African trypanosomiasis — or sleeping sickness — kills about 50,000 people each year according to the World Health Organization. Lee et al. (Cell 126, 691–699; 2006) report that the parasite responsible (Trypanosoma brucei, pictured) has an unusual way of making a lipid it requires to survive in the blood stream.

The extracellular surface of T. brucei is covered in proteins that are attached to the membrane through glycosylphosphatidylinositol (GPI) anchors. The bloodstream form of T. brucei needs a 14-carbon fatty acid to make the GPI anchors, and this molecule — named myristate — is essential for pathogenesis. Whereas most organisms synthesize fatty acids using type I or type II fatty-acid synthases, Lee et al. find that in T. brucei myristate is made by a series of enzymes called elongases. As their name implies, these enzymes extend the fatty-acid chain, adding two carbon atoms at a time to a fatty acid that is attached to coenzyme A (CoA).

Credit: EYE OF SCIENCE/SPL

The authors examined four candidate elongase (ELO) gene products and determined that ELO1 converts a 4-carbon CoA into a 10-carbon fatty acid; ELO2 uses a 10-carbon CoA to synthesize myristate; ELO3 converts a 14-carbon CoA into an 18-carbon fatty acid; and ELO4 elongates arachidonoyl-CoA into a 22-carbon fatty acid.
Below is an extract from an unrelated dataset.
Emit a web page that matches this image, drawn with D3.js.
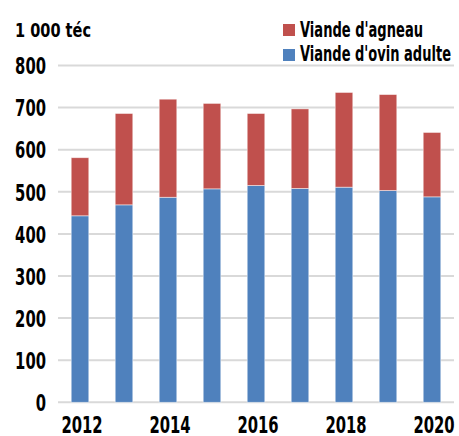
<!DOCTYPE html>
<html>
<head>
<meta charset="utf-8">
<script src="https://cdn.jsdelivr.net/npm/d3@7"></script>
<style>
  html, body { margin: 0; padding: 0; background: #fff; }
  svg text { font-family: "DejaVu Sans Condensed", "DejaVu Sans", sans-serif; font-stretch: condensed; fill: #000; }
</style>
</head>
<body>
<svg id="chart" width="459" height="436"></svg>
<script>
// Production de viande ovine, en milliers de tonnes équivalent carcasse
const years = [2012, 2013, 2014, 2015, 2016, 2017, 2018, 2019, 2020];
const ovinAdulte = [443, 469, 487, 507, 515, 508, 511, 503, 488];
const agneau = [138, 217, 233, 203, 171, 189, 225, 228, 153];
const yTicks = [0, 100, 200, 300, 400, 500, 600, 700, 800];
const xTickLabels = [2012, 2014, 2016, 2018, 2020];
const seriesNames = ["Viande d'agneau", "Viande d'ovin adulte"];
const seriesColors = { ovinAdulte: "#4F81BD", agneau: "#C0504D" };

const svg = d3.select("#chart");
const margin = { left: 58, right: 5, top: 65.5, bottom: 33.7 };
const W = 459, H = 436;
const digitW = 10.3; // advance of one digit in the condensed label face

const x = d3.scaleBand()
  .domain(years)
  .range([margin.left, W - margin.right])
  .paddingInner(0.6)
  .paddingOuter(0.3);

const y = d3.scaleLinear()
  .domain([0, 800])
  .range([H - margin.bottom, margin.top]);

// Gridlines
svg.append("g")
  .selectAll("line")
  .data(yTicks)
  .join("line")
  .attr("x1", margin.left)
  .attr("x2", W - margin.right)
  .attr("y1", d => y(d))
  .attr("y2", d => y(d))
  .attr("stroke", "#d9d9d9")
  .attr("stroke-width", 2);

// Y axis labels
const yAxis = d3.axisLeft(y).tickValues(yTicks).tickSize(0).tickPadding(0).tickFormat(d3.format("d"));
const gy = svg.append("g").attr("transform", `translate(${margin.left - 12},0)`).call(yAxis);
gy.select(".domain").remove();
gy.selectAll("text")
  .style("font-size", "23px")
  .style("font-weight", "bold")
  .attr("dy", "0.36em")
  .attr("textLength", d => String(d).length * digitW)
  .attr("lengthAdjust", "spacingAndGlyphs");

// X axis labels
const xAxis = d3.axisBottom(x).tickValues(xTickLabels).tickSize(0).tickPadding(0);
const gx = svg.append("g").attr("transform", `translate(2,${H - margin.bottom})`).call(xAxis);
gx.select(".domain").remove();
gx.selectAll("text")
  .style("font-size", "23px")
  .style("font-weight", "bold")
  .attr("y", 31)
  .attr("dy", 0)
  .attr("textLength", d => String(d).length * digitW)
  .attr("lengthAdjust", "spacingAndGlyphs");

// Stacked bars
const rows = years.map((yr, i) => ({ year: yr, ovinAdulte: ovinAdulte[i], agneau: agneau[i] }));
const stack = d3.stack().keys(["ovinAdulte", "agneau"])(rows);

svg.append("g")
  .selectAll("g")
  .data(stack)
  .join("g")
  .attr("fill", d => seriesColors[d.key])
  .selectAll("rect")
  .data(d => d)
  .join("rect")
  .attr("x", d => x(d.data.year))
  .attr("width", x.bandwidth())
  .attr("y", d => y(d[1]))
  .attr("height", d => y(d[0]) - y(d[1]))
  .attr("stroke", "rgba(255,255,255,0.6)")
  .attr("stroke-width", 0.8);

// Unit label
svg.append("text")
  .attr("x", 15)
  .attr("y", 37)
  .style("font-size", "20px")
  .style("font-weight", "bold")
  .attr("textLength", 76)
  .attr("lengthAdjust", "spacingAndGlyphs")
  .text("1 000 téc");

// Legend
const legend = svg.append("g");
const legendKeys = ["agneau", "ovinAdulte"];
const legendWidths = [123, 151];
legendKeys.forEach((k, i) => {
  const ly = 24 + i * 25;
  legend.append("rect")
    .attr("x", 283).attr("y", ly)
    .attr("width", 12).attr("height", 12)
    .attr("fill", seriesColors[k]);
  legend.append("text")
    .attr("x", 300).attr("y", 37 + i * 23.5)
    .style("font-size", "22px")
    .style("font-weight", "bold")
    .attr("textLength", legendWidths[i])
    .attr("lengthAdjust", "spacingAndGlyphs")
    .text(seriesNames[i]);
});
</script>
</body>
</html>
It was previously known that ELOs could extend long fatty-acid chains, but this is the first example of a parasite that uses ELOs instead of type I or type II fatty-acid synthases to make a large fraction of its fatty acids.

The authors then examined two related parasites (Leishmania major and Trypanosoma cruzi) and determined that both organisms contain ELOs that are probably involved in fatty-acid biosynthesis. Additional work is needed to explore how ELOs function in vivo, but the authors suggest that it may be possible to exploit this unique pathway to develop new anti-parasitic drugs.